— REQUIREMENTS —
Reproduce the listing below exactly. Pictures do not belong in the copy.

— MATERIAL —
╭──

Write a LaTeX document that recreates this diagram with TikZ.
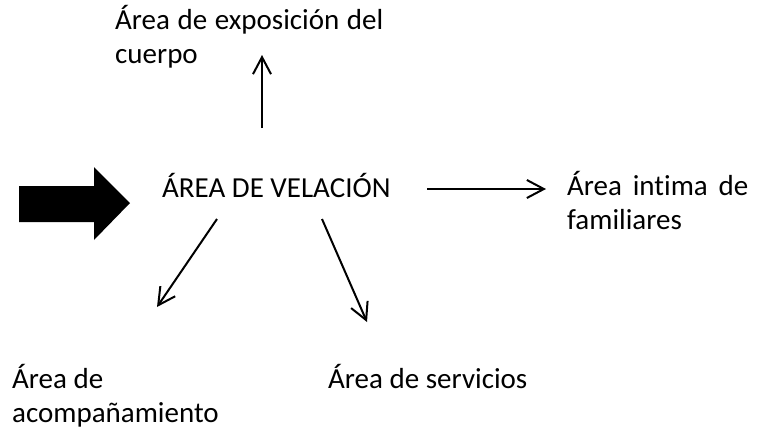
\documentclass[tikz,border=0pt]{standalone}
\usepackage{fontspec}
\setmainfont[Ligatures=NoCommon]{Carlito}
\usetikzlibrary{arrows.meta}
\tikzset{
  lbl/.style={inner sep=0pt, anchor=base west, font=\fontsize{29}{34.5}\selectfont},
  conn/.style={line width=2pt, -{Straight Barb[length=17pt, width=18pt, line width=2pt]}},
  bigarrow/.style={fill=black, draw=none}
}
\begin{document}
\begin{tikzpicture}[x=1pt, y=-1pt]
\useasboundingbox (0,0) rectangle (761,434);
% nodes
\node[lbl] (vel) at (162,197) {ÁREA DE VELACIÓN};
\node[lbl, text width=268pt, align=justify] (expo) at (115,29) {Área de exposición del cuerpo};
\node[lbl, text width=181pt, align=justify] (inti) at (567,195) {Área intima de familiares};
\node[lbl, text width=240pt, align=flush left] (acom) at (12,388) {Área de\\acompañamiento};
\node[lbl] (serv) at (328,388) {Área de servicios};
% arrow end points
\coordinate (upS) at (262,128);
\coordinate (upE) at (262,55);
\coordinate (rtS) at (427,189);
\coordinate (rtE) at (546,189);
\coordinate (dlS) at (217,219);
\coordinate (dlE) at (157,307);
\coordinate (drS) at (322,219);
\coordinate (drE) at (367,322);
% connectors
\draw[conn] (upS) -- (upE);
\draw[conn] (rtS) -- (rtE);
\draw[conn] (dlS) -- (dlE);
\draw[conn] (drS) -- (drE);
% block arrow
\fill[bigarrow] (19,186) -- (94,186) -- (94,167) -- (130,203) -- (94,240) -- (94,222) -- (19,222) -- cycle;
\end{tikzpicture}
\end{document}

╰──

— THE REPLY —
Write a LaTeX document that recreates this diagram with TikZ.
\documentclass[tikz,border=0pt]{standalone}
\usepackage{fontspec}
\setmainfont[Ligatures=NoCommon]{Carlito}
\usetikzlibrary{arrows.meta}
\tikzset{
  lbl/.style={inner sep=0pt, anchor=base west, font=\fontsize{29}{34.5}\selectfont},
  conn/.style={line width=2pt, -{Straight Barb[length=17pt, width=18pt, line width=2pt]}},
  bigarrow/.style={fill=black, draw=none}
}
\begin{document}
\begin{tikzpicture}[x=1pt, y=-1pt]
\useasboundingbox (0,0) rectangle (761,434);
% nodes
\node[lbl] (vel) at (162,197) {ÁREA DE VELACIÓN};
\node[lbl, text width=268pt, align=justify] (expo) at (115,29) {Área de exposición del cuerpo};
\node[lbl, text width=181pt, align=justify] (inti) at (567,195) {Área intima de familiares};
\node[lbl, text width=240pt, align=flush left] (acom) at (12,388) {Área de\\acompañamiento};
\node[lbl] (serv) at (328,388) {Área de servicios};
% arrow end points
\coordinate (upS) at (262,128);
\coordinate (upE) at (262,55);
\coordinate (rtS) at (427,189);
\coordinate (rtE) at (546,189);
\coordinate (dlS) at (217,219);
\coordinate (dlE) at (157,307);
\coordinate (drS) at (322,219);
\coordinate (drE) at (367,322);
% connectors
\draw[conn] (upS) -- (upE);
\draw[conn] (rtS) -- (rtE);
\draw[conn] (dlS) -- (dlE);
\draw[conn] (drS) -- (drE);
% block arrow
\fill[bigarrow] (19,186) -- (94,186) -- (94,167) -- (130,203) -- (94,240) -- (94,222) -- (19,222) -- cycle;
\end{tikzpicture}
\end{document}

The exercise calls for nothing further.